The transformation PELNI has documented over the past four years also includes a rebrand of its visual identity, including a new logo introduced in 2023 carrying the tagline "We Connect, We Unify." The rebranding extended to the visual presentation of the passenger vessels themselves, with refreshed designs intended to signal the shift toward a more modern, passenger-oriented service culture.

The visual refresh, taken alone, would prove little. But as part of a package that includes new ships on order, LEO satellite connectivity rolled out across the fleet, a data-integrated Operations Room, and international-standard safety equipment, it functions as the outward expression of inward change rather than a substitute for it.

PELNI has also achieved the Informatif rating under Indonesia's Public Information Disclosure framework, a governance benchmark that reflects accountability toward the public it serves.

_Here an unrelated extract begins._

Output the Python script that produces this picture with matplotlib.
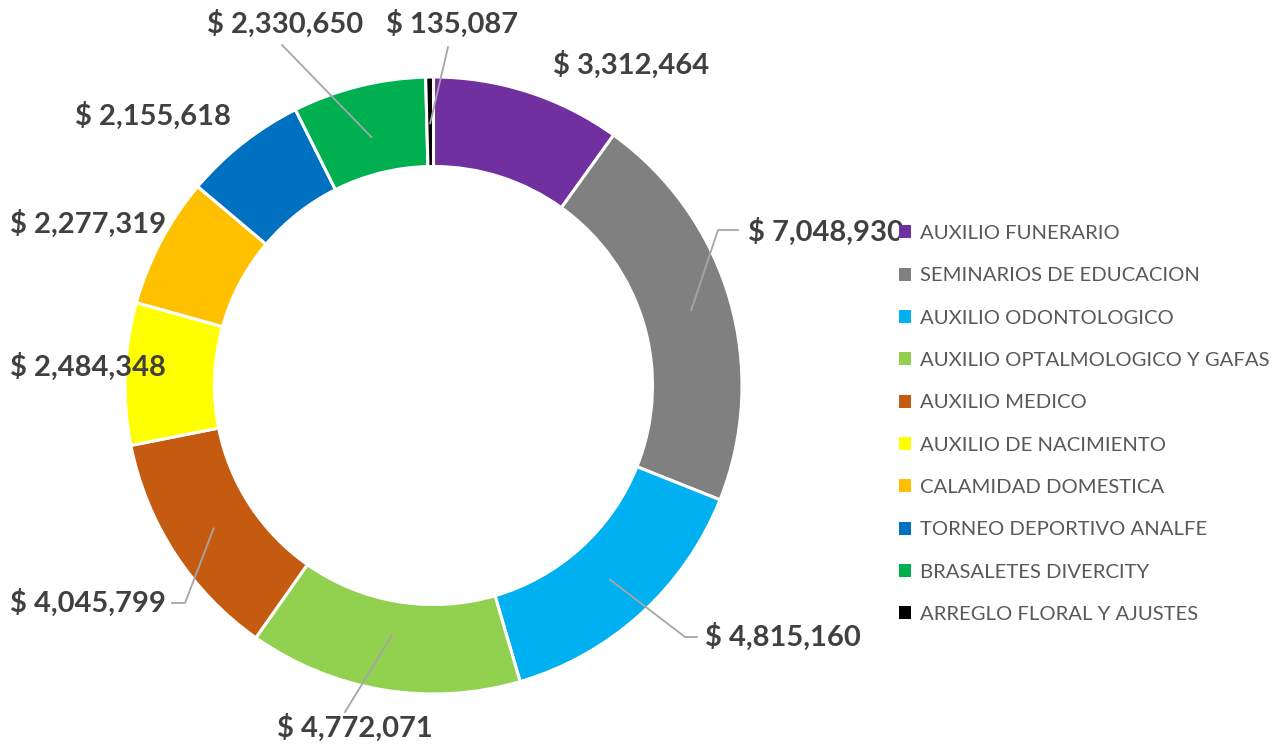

What This Means for the Archipelago

The significance of PELNI's transformation extends well beyond the company's own metrics. Indonesia's geographic reality, an archipelago of more than 17,000 islands spread across nearly 2 million square kilometers of ocean, means that sea transportation is not a legacy system waiting to be replaced by aviation and roads.

It is a permanent structural necessity, particularly for the communities that pioneer routes and sea toll corridors are specifically designed to serve. A PELNI that operates with real-time fleet visibility, LEO-grade communications, newer vessels on the way, and modern safety systems is not just a better company.

It is a stronger piece of the national infrastructure that connects eastern Indonesia to the economic opportunities concentrated in the west, that enables agricultural trade including livestock movement to function across island boundaries, and that gives the communities most dependent on sea transport a service worthy of the role it plays in their lives.

At 74, PELNI is not starting over. It is upgrading the engine while the ship is still at sea and the scope of what has changed in four years suggests the transformation has the structural depth to last well beyond the anniversary that prompted its telling.